Bangunan hotel lama masih seperti dulu.

Di belakangnya tanah lapang berumput hijau dengan pohon-pohon tinggi yang usianya tentu di atas 100 tahun.

Bagi banyak orang, apa lagi warga Sukabumi, entah berapa banyak kenangan tertatah di Selabintana?

Pesta rakyat digelar oleh Happy dan teman-temannya (tak ketinggalan kakak serta adik-adiknya) di area belakang hotel tersebut.

Putri Happy, Kinan, menggelar lapak tarot.

Saya sempat minta diramal, katanya saya bakal jadi youtuber.

Kontennya dongeng.

Ha-ha-ha….

Tenda-tenda dibangun di beberapa tempat berikut panggung utama.

Semua ditangani skenografer terkemuka, Iskandar Loedin.

Berlangsung di tempat terbuka dan mengingat ini musim hujan, pengunjung diperingatkan untuk membawa jaket, payung atau jas hujan, jangan lupa pula: pakaian yang pantas untuk menghormati tradisi yang hendak kita rayakan.

“Saya ingin memberi yang terbaik untuk Sukabumi pada akhir tahun,” kata Happy.

Jadilah petang itu—demikian perasaan saya—Sukabumi memang “kota yang bikin betah”.

Para pengunjung berdandan rapi, antusias mengikuti dress code.

Para remaja pria-muda mengenakan batik.

Remaja putri sampai kalangan ibu-ibu berkebaya.

Rambut disanggul, alas kaki klompen Tasikmalaya—sumpah sangat mempesona.

Oh ya, klompen Tasikmalaya cuma dalam imajinasi saya.

Sebagian besar mereka mengenakan sepatu kanvas, membuat yang tradisional bercitarasa kontemporer.

Boleh juga.

Tak ada yang bisa menyangkal: Sukabumi adalah gudangnya wanita-wanita cantik.

Berbagai sanggar kesenian tampil sejak sore.

Penonton memadati area acara, duduk di atas tikar yang digelar di lapangan rumput.

Jadi ingat Woodstock.

Malam hari tampil bintang-bintang yang ditunggu.

Mereka adalah para pesohor kelahiran Sukabumi.

Dewi Gita membawakan tarian rakyat, namanya Tari Kandagan.

Dewi Gita.

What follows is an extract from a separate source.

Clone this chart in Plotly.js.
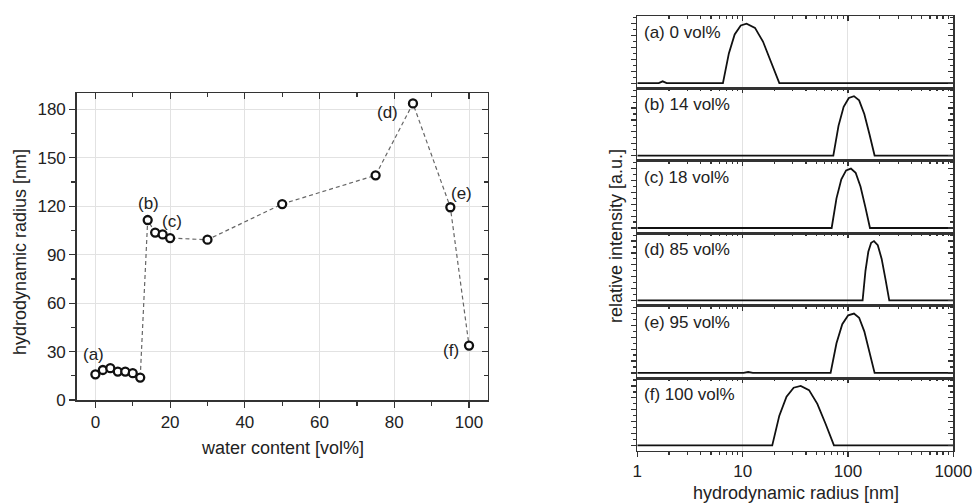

Foto: Titimangsa

Luar biasa kecakapan dan keluwesannya.

Serasa ikut terbawa terbang ketika ia mengibaskan selendang panjang yang melilit pinggangnya.

Tari ini mengingatkan pada tari Kelana di berbagai daerah di Jawa Timur maupun Jawa Barat seperti Cirebon dan Indramayu.

Sudah begitu, ngebodor pula dia.

Bikin gemaz saja…

Ada juga Donna Agnesia, membawakan narasi tentang kecintaannya pada Sukabumi.

Ia juga berasal dari Sukabumi.

Kabut Selabintana secara alami mendukung penuh panggung, menggantikan dry ice atau pun gun smoke.

Suasana tampak mistik.

Happy Salma dan Ariel Tatum

Happy Salma dan Ariel Tatum berjaipongan membikin Woodstock Sukabumi ini bangkit seperti ketika Santana membawakan Black Magic Woman di Woodstock New York tahun 1969.

Konsisten dengan namanya, pesta rakyat, sama sekali tak ada  sepotong pun pidato.

Tampaknya Happy tahu, pidato pejabat dan politisi yang kemaruk panggung bakal membuat orang meninggalkan tempat.

Atau jangan-jangan malah muntah.

Seniman-seniman kawakan Sukabumi tampil di panggung dengan karisma berlimpah-limpah.

Kearifan masyarakat dibentuk oleh praksis kebudayaan seperti ini, bukan pidato dan gambar-gambar politisi di baliho-baliho.

Bukan pula industri 5.0, metaverse, atau kecerdasan buatan yang diigaukan banyak orang dan dalam beberapa hal malah membuat orang tambah pekok.

Modal kita adalah tradisi dan kebudayaan serta sensitivitas, empati, dan kesetiaan terhadap alam, bukit, gunung, kabut, api unggun, dan lain-lain termasuk jajanan-jajanan Sukabumi seperti di Selabintana malam itu.

Semua enak, sayang malam itu saya tak bisa nginap karena pagi-pagi harus berangkat ke Kuala Lumpur.

Sayang pula tidak ada Happy Salma edisi lain, taruhlah edisi Salatiga.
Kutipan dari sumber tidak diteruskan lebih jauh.